Однако здесь мы должны сказать пару слов в оправдание центральным властям. Россия в начале 90-х годов оказалась перед острейшим вызовом. «Парад суверенитетов» продолжался уже в самой РСФСР, и в течение примерно десятилетия государству грозил дальнейший распад. В конце концов интригами и посулами удалось сохранить в составе страны практически все национальные республики и остановить дробление. Чечня стала самым страшным срывом российской национальной политики, но остается только гадать, что могло произойти, если, к примеру, центробежные тенденции взяли бы верх в Татарстане или Башкирии. Вооруженный конфликт в Поволжье означал бы грандиозную катастрофу и для самих национальных республик, и для самой России. Точно так же грандиозную катастрофу означало бы расширение конфликта на Северном Кавказе за пределы Чечни. В реальности это произошло уже значительно позднее, и по чеченскому сценарию события в целом не пошли.

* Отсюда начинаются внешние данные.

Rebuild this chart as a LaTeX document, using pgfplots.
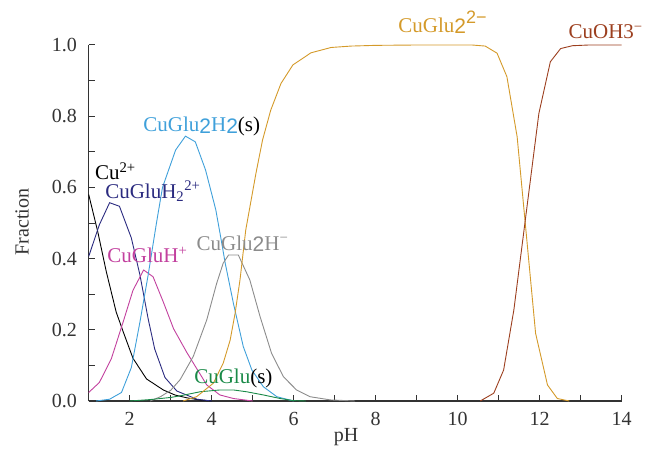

Конфликты, носившие исключительно политический характер, были разрешены довольно быстро. Звиадистское движение умерло вместе со своим лидером, в России законодательная власть оказалась в целом лишена самостоятельной роли. Однако этнические конфликты, напротив, удалось только заморозить. Карта постсоветского пространства покрыта непризнанными государствами: Приднестровье, Абхазия, Южная Осетия, Арцах. В наше время к ним добавились Донецкая и Луганская республики на востоке Украины, кроме того, возник территориальный спор из-за Крыма. Во всех случаях Россия является основным гарантом безопасности для этих новообразований, однако ни одна из новых республик международным сообществом не признана, и сворачивание активности России, скорее всего, приведет к расконсервации этих войн и конфликтов. К тому же замороженные противостояния (особенно в Карабахе) часто в принципе не могут быть разрешены так, чтобы это всех удовлетворило. Армения и Азербайджан ни при каких условиях не могут пойти на компромисс. Точно так же недостижимо соглашение по поводу повстанческих республик Грузии, особенно после Пятидневной войны в Южной Осетии, разбередившей все старые раны. Разрешением конфликта в этих случаях может стать только полный разгром одной из сторон и навязывание воли победителя под дулом пистолета, что, безусловно, не будет иметь ничего общего ни с человечностью, ни со справедливостью.

Какие бы проблемы ни терзали поздний Советский Союз, приходится признать, что его распад принес море страданий миллионам людей. Но главное — выход из многих постсоветских кризисов не виден даже сейчас, через четверть века после повсеместного спуска красных знамен. СССР давно не существует, но, как ни парадоксально, его распад продолжается.